BEGIN Dataset rows

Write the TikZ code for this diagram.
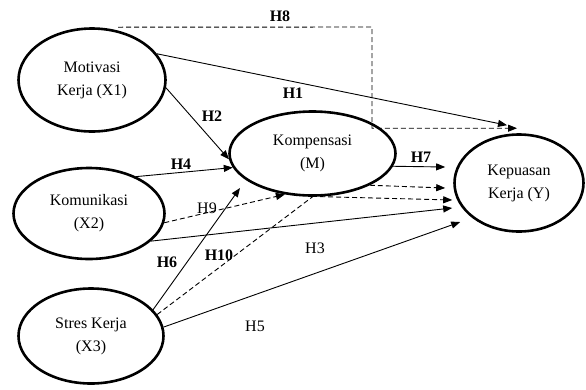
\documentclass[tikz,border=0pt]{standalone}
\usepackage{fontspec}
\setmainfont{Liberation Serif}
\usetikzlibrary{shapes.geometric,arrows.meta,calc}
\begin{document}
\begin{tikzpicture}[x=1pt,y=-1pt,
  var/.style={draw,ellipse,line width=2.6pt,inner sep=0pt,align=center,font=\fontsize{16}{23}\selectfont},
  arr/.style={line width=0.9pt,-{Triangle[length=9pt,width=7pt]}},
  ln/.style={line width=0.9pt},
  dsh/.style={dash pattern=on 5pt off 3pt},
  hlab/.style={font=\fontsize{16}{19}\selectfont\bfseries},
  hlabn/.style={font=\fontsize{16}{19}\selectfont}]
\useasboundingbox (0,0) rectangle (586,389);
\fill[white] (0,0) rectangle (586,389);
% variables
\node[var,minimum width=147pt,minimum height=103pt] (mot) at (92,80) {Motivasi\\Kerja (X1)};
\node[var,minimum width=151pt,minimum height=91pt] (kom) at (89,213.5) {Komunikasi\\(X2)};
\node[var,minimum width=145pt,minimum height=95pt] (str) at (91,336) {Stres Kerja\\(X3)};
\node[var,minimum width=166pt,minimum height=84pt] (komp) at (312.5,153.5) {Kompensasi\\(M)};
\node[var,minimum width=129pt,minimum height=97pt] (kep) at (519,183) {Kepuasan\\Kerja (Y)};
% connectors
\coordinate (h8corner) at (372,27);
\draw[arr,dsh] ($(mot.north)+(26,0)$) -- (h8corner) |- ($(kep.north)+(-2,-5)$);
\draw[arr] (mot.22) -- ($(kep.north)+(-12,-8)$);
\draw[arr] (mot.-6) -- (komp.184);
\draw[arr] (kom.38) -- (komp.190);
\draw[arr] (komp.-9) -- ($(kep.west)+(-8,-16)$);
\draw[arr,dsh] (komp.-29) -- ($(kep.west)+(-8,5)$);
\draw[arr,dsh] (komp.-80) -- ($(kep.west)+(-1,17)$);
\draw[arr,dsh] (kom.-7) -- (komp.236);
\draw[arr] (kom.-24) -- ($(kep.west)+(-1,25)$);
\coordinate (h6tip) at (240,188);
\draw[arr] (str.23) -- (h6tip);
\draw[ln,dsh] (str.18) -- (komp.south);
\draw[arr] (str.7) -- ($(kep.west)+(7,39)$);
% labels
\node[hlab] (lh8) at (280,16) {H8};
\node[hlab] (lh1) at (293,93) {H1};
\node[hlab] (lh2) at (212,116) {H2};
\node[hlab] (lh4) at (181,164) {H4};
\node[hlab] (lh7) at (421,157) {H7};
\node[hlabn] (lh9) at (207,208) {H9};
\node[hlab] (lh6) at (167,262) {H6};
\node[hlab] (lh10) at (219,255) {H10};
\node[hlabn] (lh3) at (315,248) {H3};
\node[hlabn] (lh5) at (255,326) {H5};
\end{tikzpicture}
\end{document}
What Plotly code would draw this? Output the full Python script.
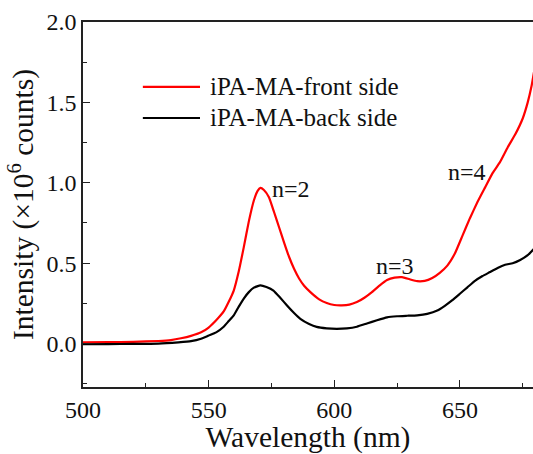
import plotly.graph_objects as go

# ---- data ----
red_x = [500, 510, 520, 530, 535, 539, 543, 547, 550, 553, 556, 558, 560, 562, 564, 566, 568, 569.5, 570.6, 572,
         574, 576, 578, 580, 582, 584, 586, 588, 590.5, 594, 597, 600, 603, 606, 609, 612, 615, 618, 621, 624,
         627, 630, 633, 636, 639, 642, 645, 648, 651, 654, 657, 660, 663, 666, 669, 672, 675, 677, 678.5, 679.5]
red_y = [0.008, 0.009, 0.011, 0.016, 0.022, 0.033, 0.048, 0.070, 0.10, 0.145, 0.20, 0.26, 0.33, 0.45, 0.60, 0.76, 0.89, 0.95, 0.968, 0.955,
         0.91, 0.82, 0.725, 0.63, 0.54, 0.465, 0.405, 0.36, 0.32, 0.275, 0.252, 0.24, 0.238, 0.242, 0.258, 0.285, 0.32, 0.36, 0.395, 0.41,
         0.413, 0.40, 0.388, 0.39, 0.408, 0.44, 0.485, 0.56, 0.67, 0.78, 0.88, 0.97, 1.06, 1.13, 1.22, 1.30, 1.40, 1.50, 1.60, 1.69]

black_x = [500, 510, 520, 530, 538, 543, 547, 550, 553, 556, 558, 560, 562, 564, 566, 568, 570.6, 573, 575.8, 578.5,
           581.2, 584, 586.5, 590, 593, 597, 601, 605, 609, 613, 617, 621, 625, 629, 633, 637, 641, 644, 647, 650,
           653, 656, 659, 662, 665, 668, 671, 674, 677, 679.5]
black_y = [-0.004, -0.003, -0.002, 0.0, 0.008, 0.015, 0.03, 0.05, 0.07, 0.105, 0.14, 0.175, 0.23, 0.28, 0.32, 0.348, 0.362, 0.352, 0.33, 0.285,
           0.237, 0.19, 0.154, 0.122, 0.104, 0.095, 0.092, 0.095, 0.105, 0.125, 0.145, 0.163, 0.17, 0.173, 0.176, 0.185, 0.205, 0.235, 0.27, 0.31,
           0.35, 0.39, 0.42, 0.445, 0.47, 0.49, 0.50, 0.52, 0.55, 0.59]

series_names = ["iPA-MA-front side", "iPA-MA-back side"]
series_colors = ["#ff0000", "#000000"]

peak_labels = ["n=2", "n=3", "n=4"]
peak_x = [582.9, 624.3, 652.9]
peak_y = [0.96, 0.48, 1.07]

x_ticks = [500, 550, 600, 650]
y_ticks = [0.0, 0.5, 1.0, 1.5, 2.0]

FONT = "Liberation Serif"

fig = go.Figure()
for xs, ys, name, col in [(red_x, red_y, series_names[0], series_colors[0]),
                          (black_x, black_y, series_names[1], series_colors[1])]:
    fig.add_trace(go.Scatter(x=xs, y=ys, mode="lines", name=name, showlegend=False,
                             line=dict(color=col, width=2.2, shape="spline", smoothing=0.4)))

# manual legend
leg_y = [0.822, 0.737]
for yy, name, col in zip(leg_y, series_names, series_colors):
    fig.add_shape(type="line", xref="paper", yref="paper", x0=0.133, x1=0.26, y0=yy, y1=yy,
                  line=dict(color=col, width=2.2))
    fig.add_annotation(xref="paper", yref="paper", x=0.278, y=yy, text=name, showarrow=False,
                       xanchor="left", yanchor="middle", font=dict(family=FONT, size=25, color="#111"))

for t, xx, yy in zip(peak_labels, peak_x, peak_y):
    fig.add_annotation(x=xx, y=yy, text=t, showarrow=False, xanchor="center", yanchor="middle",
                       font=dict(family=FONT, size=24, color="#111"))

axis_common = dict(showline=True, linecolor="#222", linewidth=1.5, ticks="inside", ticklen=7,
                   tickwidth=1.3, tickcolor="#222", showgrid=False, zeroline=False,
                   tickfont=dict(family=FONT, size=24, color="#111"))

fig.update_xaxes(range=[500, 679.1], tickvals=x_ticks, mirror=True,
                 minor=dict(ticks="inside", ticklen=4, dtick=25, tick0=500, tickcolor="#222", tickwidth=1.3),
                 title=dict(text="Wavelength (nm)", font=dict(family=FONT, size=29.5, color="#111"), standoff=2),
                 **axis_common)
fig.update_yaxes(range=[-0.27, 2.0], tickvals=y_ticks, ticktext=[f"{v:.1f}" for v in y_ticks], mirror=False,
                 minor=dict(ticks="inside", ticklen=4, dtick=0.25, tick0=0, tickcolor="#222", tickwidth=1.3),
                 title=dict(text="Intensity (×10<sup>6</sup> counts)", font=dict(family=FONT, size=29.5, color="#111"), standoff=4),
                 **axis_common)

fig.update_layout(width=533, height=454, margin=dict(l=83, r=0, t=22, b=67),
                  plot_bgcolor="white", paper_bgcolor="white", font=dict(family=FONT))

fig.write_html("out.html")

END Dataset rows

Written request:
Every entry must be written out exactly, with all pictures left out.

Answer for the task:
Write the TikZ code for this diagram.
\documentclass[tikz,border=0pt]{standalone}
\usepackage{fontspec}
\setmainfont{Liberation Serif}
\usetikzlibrary{shapes.geometric,arrows.meta,calc}
\begin{document}
\begin{tikzpicture}[x=1pt,y=-1pt,
  var/.style={draw,ellipse,line width=2.6pt,inner sep=0pt,align=center,font=\fontsize{16}{23}\selectfont},
  arr/.style={line width=0.9pt,-{Triangle[length=9pt,width=7pt]}},
  ln/.style={line width=0.9pt},
  dsh/.style={dash pattern=on 5pt off 3pt},
  hlab/.style={font=\fontsize{16}{19}\selectfont\bfseries},
  hlabn/.style={font=\fontsize{16}{19}\selectfont}]
\useasboundingbox (0,0) rectangle (586,389);
\fill[white] (0,0) rectangle (586,389);
% variables
\node[var,minimum width=147pt,minimum height=103pt] (mot) at (92,80) {Motivasi\\Kerja (X1)};
\node[var,minimum width=151pt,minimum height=91pt] (kom) at (89,213.5) {Komunikasi\\(X2)};
\node[var,minimum width=145pt,minimum height=95pt] (str) at (91,336) {Stres Kerja\\(X3)};
\node[var,minimum width=166pt,minimum height=84pt] (komp) at (312.5,153.5) {Kompensasi\\(M)};
\node[var,minimum width=129pt,minimum height=97pt] (kep) at (519,183) {Kepuasan\\Kerja (Y)};
% connectors
\coordinate (h8corner) at (372,27);
\draw[arr,dsh] ($(mot.north)+(26,0)$) -- (h8corner) |- ($(kep.north)+(-2,-5)$);
\draw[arr] (mot.22) -- ($(kep.north)+(-12,-8)$);
\draw[arr] (mot.-6) -- (komp.184);
\draw[arr] (kom.38) -- (komp.190);
\draw[arr] (komp.-9) -- ($(kep.west)+(-8,-16)$);
\draw[arr,dsh] (komp.-29) -- ($(kep.west)+(-8,5)$);
\draw[arr,dsh] (komp.-80) -- ($(kep.west)+(-1,17)$);
\draw[arr,dsh] (kom.-7) -- (komp.236);
\draw[arr] (kom.-24) -- ($(kep.west)+(-1,25)$);
\coordinate (h6tip) at (240,188);
\draw[arr] (str.23) -- (h6tip);
\draw[ln,dsh] (str.18) -- (komp.south);
\draw[arr] (str.7) -- ($(kep.west)+(7,39)$);
% labels
\node[hlab] (lh8) at (280,16) {H8};
\node[hlab] (lh1) at (293,93) {H1};
\node[hlab] (lh2) at (212,116) {H2};
\node[hlab] (lh4) at (181,164) {H4};
\node[hlab] (lh7) at (421,157) {H7};
\node[hlabn] (lh9) at (207,208) {H9};
\node[hlab] (lh6) at (167,262) {H6};
\node[hlab] (lh10) at (219,255) {H10};
\node[hlabn] (lh3) at (315,248) {H3};
\node[hlabn] (lh5) at (255,326) {H5};
\end{tikzpicture}
\end{document}
What Plotly code would draw this? Output the full Python script.
import plotly.graph_objects as go

# ---- data ----
red_x = [500, 510, 520, 530, 535, 539, 543, 547, 550, 553, 556, 558, 560, 562, 564, 566, 568, 569.5, 570.6, 572,
         574, 576, 578, 580, 582, 584, 586, 588, 590.5, 594, 597, 600, 603, 606, 609, 612, 615, 618, 621, 624,
         627, 630, 633, 636, 639, 642, 645, 648, 651, 654, 657, 660, 663, 666, 669, 672, 675, 677, 678.5, 679.5]
red_y = [0.008, 0.009, 0.011, 0.016, 0.022, 0.033, 0.048, 0.070, 0.10, 0.145, 0.20, 0.26, 0.33, 0.45, 0.60, 0.76, 0.89, 0.95, 0.968, 0.955,
         0.91, 0.82, 0.725, 0.63, 0.54, 0.465, 0.405, 0.36, 0.32, 0.275, 0.252, 0.24, 0.238, 0.242, 0.258, 0.285, 0.32, 0.36, 0.395, 0.41,
         0.413, 0.40, 0.388, 0.39, 0.408, 0.44, 0.485, 0.56, 0.67, 0.78, 0.88, 0.97, 1.06, 1.13, 1.22, 1.30, 1.40, 1.50, 1.60, 1.69]

black_x = [500, 510, 520, 530, 538, 543, 547, 550, 553, 556, 558, 560, 562, 564, 566, 568, 570.6, 573, 575.8, 578.5,
           581.2, 584, 586.5, 590, 593, 597, 601, 605, 609, 613, 617, 621, 625, 629, 633, 637, 641, 644, 647, 650,
           653, 656, 659, 662, 665, 668, 671, 674, 677, 679.5]
black_y = [-0.004, -0.003, -0.002, 0.0, 0.008, 0.015, 0.03, 0.05, 0.07, 0.105, 0.14, 0.175, 0.23, 0.28, 0.32, 0.348, 0.362, 0.352, 0.33, 0.285,
           0.237, 0.19, 0.154, 0.122, 0.104, 0.095, 0.092, 0.095, 0.105, 0.125, 0.145, 0.163, 0.17, 0.173, 0.176, 0.185, 0.205, 0.235, 0.27, 0.31,
           0.35, 0.39, 0.42, 0.445, 0.47, 0.49, 0.50, 0.52, 0.55, 0.59]

series_names = ["iPA-MA-front side", "iPA-MA-back side"]
series_colors = ["#ff0000", "#000000"]

peak_labels = ["n=2", "n=3", "n=4"]
peak_x = [582.9, 624.3, 652.9]
peak_y = [0.96, 0.48, 1.07]

x_ticks = [500, 550, 600, 650]
y_ticks = [0.0, 0.5, 1.0, 1.5, 2.0]

FONT = "Liberation Serif"

fig = go.Figure()
for xs, ys, name, col in [(red_x, red_y, series_names[0], series_colors[0]),
                          (black_x, black_y, series_names[1], series_colors[1])]:
    fig.add_trace(go.Scatter(x=xs, y=ys, mode="lines", name=name, showlegend=False,
                             line=dict(color=col, width=2.2, shape="spline", smoothing=0.4)))

# manual legend
leg_y = [0.822, 0.737]
for yy, name, col in zip(leg_y, series_names, series_colors):
    fig.add_shape(type="line", xref="paper", yref="paper", x0=0.133, x1=0.26, y0=yy, y1=yy,
                  line=dict(color=col, width=2.2))
    fig.add_annotation(xref="paper", yref="paper", x=0.278, y=yy, text=name, showarrow=False,
                       xanchor="left", yanchor="middle", font=dict(family=FONT, size=25, color="#111"))

for t, xx, yy in zip(peak_labels, peak_x, peak_y):
    fig.add_annotation(x=xx, y=yy, text=t, showarrow=False, xanchor="center", yanchor="middle",
                       font=dict(family=FONT, size=24, color="#111"))

axis_common = dict(showline=True, linecolor="#222", linewidth=1.5, ticks="inside", ticklen=7,
                   tickwidth=1.3, tickcolor="#222", showgrid=False, zeroline=False,
                   tickfont=dict(family=FONT, size=24, color="#111"))

fig.update_xaxes(range=[500, 679.1], tickvals=x_ticks, mirror=True,
                 minor=dict(ticks="inside", ticklen=4, dtick=25, tick0=500, tickcolor="#222", tickwidth=1.3),
                 title=dict(text="Wavelength (nm)", font=dict(family=FONT, size=29.5, color="#111"), standoff=2),
                 **axis_common)
fig.update_yaxes(range=[-0.27, 2.0], tickvals=y_ticks, ticktext=[f"{v:.1f}" for v in y_ticks], mirror=False,
                 minor=dict(ticks="inside", ticklen=4, dtick=0.25, tick0=0, tickcolor="#222", tickwidth=1.3),
                 title=dict(text="Intensity (×10<sup>6</sup> counts)", font=dict(family=FONT, size=29.5, color="#111"), standoff=4),
                 **axis_common)

fig.update_layout(width=533, height=454, margin=dict(l=83, r=0, t=22, b=67),
                  plot_bgcolor="white", paper_bgcolor="white", font=dict(family=FONT))

fig.write_html("out.html")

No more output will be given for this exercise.